Exercise instructions
Without including any pictures, write out the listing below exactly.

Provided material

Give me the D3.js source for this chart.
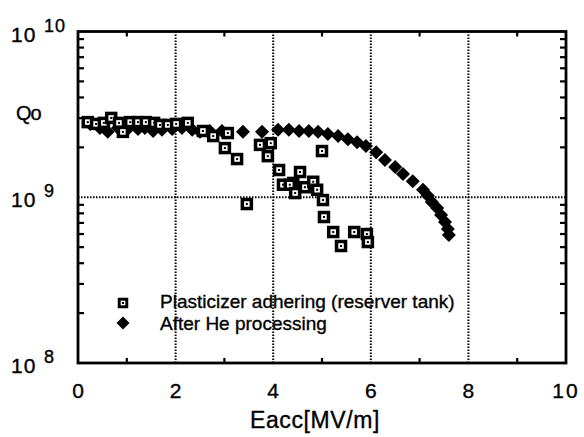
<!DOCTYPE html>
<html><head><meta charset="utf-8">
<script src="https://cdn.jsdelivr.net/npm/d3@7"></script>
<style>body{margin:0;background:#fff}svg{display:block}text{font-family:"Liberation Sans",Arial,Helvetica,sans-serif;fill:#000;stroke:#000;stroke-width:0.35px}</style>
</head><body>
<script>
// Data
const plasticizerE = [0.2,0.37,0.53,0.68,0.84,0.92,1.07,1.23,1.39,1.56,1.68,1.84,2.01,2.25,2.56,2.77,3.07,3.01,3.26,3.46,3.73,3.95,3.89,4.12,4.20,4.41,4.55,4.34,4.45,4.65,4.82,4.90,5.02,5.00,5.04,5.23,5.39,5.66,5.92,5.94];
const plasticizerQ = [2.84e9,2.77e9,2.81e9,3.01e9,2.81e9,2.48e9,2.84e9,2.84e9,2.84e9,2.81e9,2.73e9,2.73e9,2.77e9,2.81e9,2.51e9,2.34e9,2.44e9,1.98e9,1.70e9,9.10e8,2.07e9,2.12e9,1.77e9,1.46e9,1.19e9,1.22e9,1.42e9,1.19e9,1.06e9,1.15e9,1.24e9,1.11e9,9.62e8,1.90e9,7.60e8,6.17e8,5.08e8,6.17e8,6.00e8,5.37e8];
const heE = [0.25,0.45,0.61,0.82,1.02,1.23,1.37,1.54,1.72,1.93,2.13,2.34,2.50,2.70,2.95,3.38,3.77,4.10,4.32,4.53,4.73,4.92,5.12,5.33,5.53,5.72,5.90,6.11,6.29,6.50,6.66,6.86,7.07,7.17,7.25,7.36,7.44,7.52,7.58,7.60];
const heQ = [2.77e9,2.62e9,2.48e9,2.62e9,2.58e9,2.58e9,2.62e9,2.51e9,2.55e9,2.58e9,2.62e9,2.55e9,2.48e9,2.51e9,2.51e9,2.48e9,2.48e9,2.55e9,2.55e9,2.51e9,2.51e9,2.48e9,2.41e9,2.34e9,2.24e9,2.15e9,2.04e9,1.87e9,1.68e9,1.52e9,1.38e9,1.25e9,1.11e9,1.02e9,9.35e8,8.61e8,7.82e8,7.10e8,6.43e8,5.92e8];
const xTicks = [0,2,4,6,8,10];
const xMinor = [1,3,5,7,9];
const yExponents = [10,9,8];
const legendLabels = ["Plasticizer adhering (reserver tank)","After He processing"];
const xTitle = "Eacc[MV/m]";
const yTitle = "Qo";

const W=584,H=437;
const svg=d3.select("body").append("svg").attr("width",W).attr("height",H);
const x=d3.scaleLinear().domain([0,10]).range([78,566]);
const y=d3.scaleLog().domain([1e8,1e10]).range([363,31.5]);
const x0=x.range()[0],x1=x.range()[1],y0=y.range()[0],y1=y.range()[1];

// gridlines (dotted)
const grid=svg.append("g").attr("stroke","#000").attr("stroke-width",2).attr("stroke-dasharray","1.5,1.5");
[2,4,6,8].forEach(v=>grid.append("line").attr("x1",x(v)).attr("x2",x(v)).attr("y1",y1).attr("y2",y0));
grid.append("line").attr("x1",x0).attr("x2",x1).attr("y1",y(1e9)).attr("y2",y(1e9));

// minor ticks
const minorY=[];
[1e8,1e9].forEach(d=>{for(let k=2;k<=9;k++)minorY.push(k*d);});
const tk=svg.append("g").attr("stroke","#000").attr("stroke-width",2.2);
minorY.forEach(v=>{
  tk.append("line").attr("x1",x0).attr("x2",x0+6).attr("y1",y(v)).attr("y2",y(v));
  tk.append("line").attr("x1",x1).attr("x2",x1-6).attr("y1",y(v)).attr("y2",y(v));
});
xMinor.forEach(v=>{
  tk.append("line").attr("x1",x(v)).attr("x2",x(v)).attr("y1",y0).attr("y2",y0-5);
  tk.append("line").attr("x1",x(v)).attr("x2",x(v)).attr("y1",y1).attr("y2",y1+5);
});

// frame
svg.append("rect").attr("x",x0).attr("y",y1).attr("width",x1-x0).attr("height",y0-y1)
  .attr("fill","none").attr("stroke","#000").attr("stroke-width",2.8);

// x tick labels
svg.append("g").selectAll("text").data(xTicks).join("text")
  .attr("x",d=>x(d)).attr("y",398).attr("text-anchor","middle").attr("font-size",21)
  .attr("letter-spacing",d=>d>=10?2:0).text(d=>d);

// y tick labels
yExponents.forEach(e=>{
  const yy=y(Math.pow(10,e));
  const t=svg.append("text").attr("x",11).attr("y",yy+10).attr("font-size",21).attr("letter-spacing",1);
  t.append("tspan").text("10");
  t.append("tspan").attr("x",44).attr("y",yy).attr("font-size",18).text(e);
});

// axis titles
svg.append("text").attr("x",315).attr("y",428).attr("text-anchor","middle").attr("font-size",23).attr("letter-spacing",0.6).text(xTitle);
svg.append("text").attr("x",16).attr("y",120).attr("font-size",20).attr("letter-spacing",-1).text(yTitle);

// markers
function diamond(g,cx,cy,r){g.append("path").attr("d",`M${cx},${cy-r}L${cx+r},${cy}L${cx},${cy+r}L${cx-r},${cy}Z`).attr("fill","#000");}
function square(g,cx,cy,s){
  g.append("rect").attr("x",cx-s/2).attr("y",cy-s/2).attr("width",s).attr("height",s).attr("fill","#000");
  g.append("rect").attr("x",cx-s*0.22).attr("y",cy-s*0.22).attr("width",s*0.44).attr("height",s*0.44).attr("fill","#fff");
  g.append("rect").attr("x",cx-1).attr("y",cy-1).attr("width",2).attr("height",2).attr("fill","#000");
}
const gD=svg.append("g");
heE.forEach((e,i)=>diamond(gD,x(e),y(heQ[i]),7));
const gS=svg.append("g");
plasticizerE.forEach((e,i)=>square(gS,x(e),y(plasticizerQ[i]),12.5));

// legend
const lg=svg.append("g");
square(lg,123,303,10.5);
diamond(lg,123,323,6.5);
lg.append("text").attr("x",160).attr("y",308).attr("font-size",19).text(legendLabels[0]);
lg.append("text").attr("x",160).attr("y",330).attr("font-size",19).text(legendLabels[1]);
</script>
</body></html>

The reply
Give me the D3.js source for this chart.
<!DOCTYPE html>
<html><head><meta charset="utf-8">
<script src="https://cdn.jsdelivr.net/npm/d3@7"></script>
<style>body{margin:0;background:#fff}svg{display:block}text{font-family:"Liberation Sans",Arial,Helvetica,sans-serif;fill:#000;stroke:#000;stroke-width:0.35px}</style>
</head><body>
<script>
// Data
const plasticizerE = [0.2,0.37,0.53,0.68,0.84,0.92,1.07,1.23,1.39,1.56,1.68,1.84,2.01,2.25,2.56,2.77,3.07,3.01,3.26,3.46,3.73,3.95,3.89,4.12,4.20,4.41,4.55,4.34,4.45,4.65,4.82,4.90,5.02,5.00,5.04,5.23,5.39,5.66,5.92,5.94];
const plasticizerQ = [2.84e9,2.77e9,2.81e9,3.01e9,2.81e9,2.48e9,2.84e9,2.84e9,2.84e9,2.81e9,2.73e9,2.73e9,2.77e9,2.81e9,2.51e9,2.34e9,2.44e9,1.98e9,1.70e9,9.10e8,2.07e9,2.12e9,1.77e9,1.46e9,1.19e9,1.22e9,1.42e9,1.19e9,1.06e9,1.15e9,1.24e9,1.11e9,9.62e8,1.90e9,7.60e8,6.17e8,5.08e8,6.17e8,6.00e8,5.37e8];
const heE = [0.25,0.45,0.61,0.82,1.02,1.23,1.37,1.54,1.72,1.93,2.13,2.34,2.50,2.70,2.95,3.38,3.77,4.10,4.32,4.53,4.73,4.92,5.12,5.33,5.53,5.72,5.90,6.11,6.29,6.50,6.66,6.86,7.07,7.17,7.25,7.36,7.44,7.52,7.58,7.60];
const heQ = [2.77e9,2.62e9,2.48e9,2.62e9,2.58e9,2.58e9,2.62e9,2.51e9,2.55e9,2.58e9,2.62e9,2.55e9,2.48e9,2.51e9,2.51e9,2.48e9,2.48e9,2.55e9,2.55e9,2.51e9,2.51e9,2.48e9,2.41e9,2.34e9,2.24e9,2.15e9,2.04e9,1.87e9,1.68e9,1.52e9,1.38e9,1.25e9,1.11e9,1.02e9,9.35e8,8.61e8,7.82e8,7.10e8,6.43e8,5.92e8];
const xTicks = [0,2,4,6,8,10];
const xMinor = [1,3,5,7,9];
const yExponents = [10,9,8];
const legendLabels = ["Plasticizer adhering (reserver tank)","After He processing"];
const xTitle = "Eacc[MV/m]";
const yTitle = "Qo";

const W=584,H=437;
const svg=d3.select("body").append("svg").attr("width",W).attr("height",H);
const x=d3.scaleLinear().domain([0,10]).range([78,566]);
const y=d3.scaleLog().domain([1e8,1e10]).range([363,31.5]);
const x0=x.range()[0],x1=x.range()[1],y0=y.range()[0],y1=y.range()[1];

// gridlines (dotted)
const grid=svg.append("g").attr("stroke","#000").attr("stroke-width",2).attr("stroke-dasharray","1.5,1.5");
[2,4,6,8].forEach(v=>grid.append("line").attr("x1",x(v)).attr("x2",x(v)).attr("y1",y1).attr("y2",y0));
grid.append("line").attr("x1",x0).attr("x2",x1).attr("y1",y(1e9)).attr("y2",y(1e9));

// minor ticks
const minorY=[];
[1e8,1e9].forEach(d=>{for(let k=2;k<=9;k++)minorY.push(k*d);});
const tk=svg.append("g").attr("stroke","#000").attr("stroke-width",2.2);
minorY.forEach(v=>{
  tk.append("line").attr("x1",x0).attr("x2",x0+6).attr("y1",y(v)).attr("y2",y(v));
  tk.append("line").attr("x1",x1).attr("x2",x1-6).attr("y1",y(v)).attr("y2",y(v));
});
xMinor.forEach(v=>{
  tk.append("line").attr("x1",x(v)).attr("x2",x(v)).attr("y1",y0).attr("y2",y0-5);
  tk.append("line").attr("x1",x(v)).attr("x2",x(v)).attr("y1",y1).attr("y2",y1+5);
});

// frame
svg.append("rect").attr("x",x0).attr("y",y1).attr("width",x1-x0).attr("height",y0-y1)
  .attr("fill","none").attr("stroke","#000").attr("stroke-width",2.8);

// x tick labels
svg.append("g").selectAll("text").data(xTicks).join("text")
  .attr("x",d=>x(d)).attr("y",398).attr("text-anchor","middle").attr("font-size",21)
  .attr("letter-spacing",d=>d>=10?2:0).text(d=>d);

// y tick labels
yExponents.forEach(e=>{
  const yy=y(Math.pow(10,e));
  const t=svg.append("text").attr("x",11).attr("y",yy+10).attr("font-size",21).attr("letter-spacing",1);
  t.append("tspan").text("10");
  t.append("tspan").attr("x",44).attr("y",yy).attr("font-size",18).text(e);
});

// axis titles
svg.append("text").attr("x",315).attr("y",428).attr("text-anchor","middle").attr("font-size",23).attr("letter-spacing",0.6).text(xTitle);
svg.append("text").attr("x",16).attr("y",120).attr("font-size",20).attr("letter-spacing",-1).text(yTitle);

// markers
function diamond(g,cx,cy,r){g.append("path").attr("d",`M${cx},${cy-r}L${cx+r},${cy}L${cx},${cy+r}L${cx-r},${cy}Z`).attr("fill","#000");}
function square(g,cx,cy,s){
  g.append("rect").attr("x",cx-s/2).attr("y",cy-s/2).attr("width",s).attr("height",s).attr("fill","#000");
  g.append("rect").attr("x",cx-s*0.22).attr("y",cy-s*0.22).attr("width",s*0.44).attr("height",s*0.44).attr("fill","#fff");
  g.append("rect").attr("x",cx-1).attr("y",cy-1).attr("width",2).attr("height",2).attr("fill","#000");
}
const gD=svg.append("g");
heE.forEach((e,i)=>diamond(gD,x(e),y(heQ[i]),7));
const gS=svg.append("g");
plasticizerE.forEach((e,i)=>square(gS,x(e),y(plasticizerQ[i]),12.5));

// legend
const lg=svg.append("g");
square(lg,123,303,10.5);
diamond(lg,123,323,6.5);
lg.append("text").attr("x",160).attr("y",308).attr("font-size",19).text(legendLabels[0]);
lg.append("text").attr("x",160).attr("y",330).attr("font-size",19).text(legendLabels[1]);
</script>
</body></html>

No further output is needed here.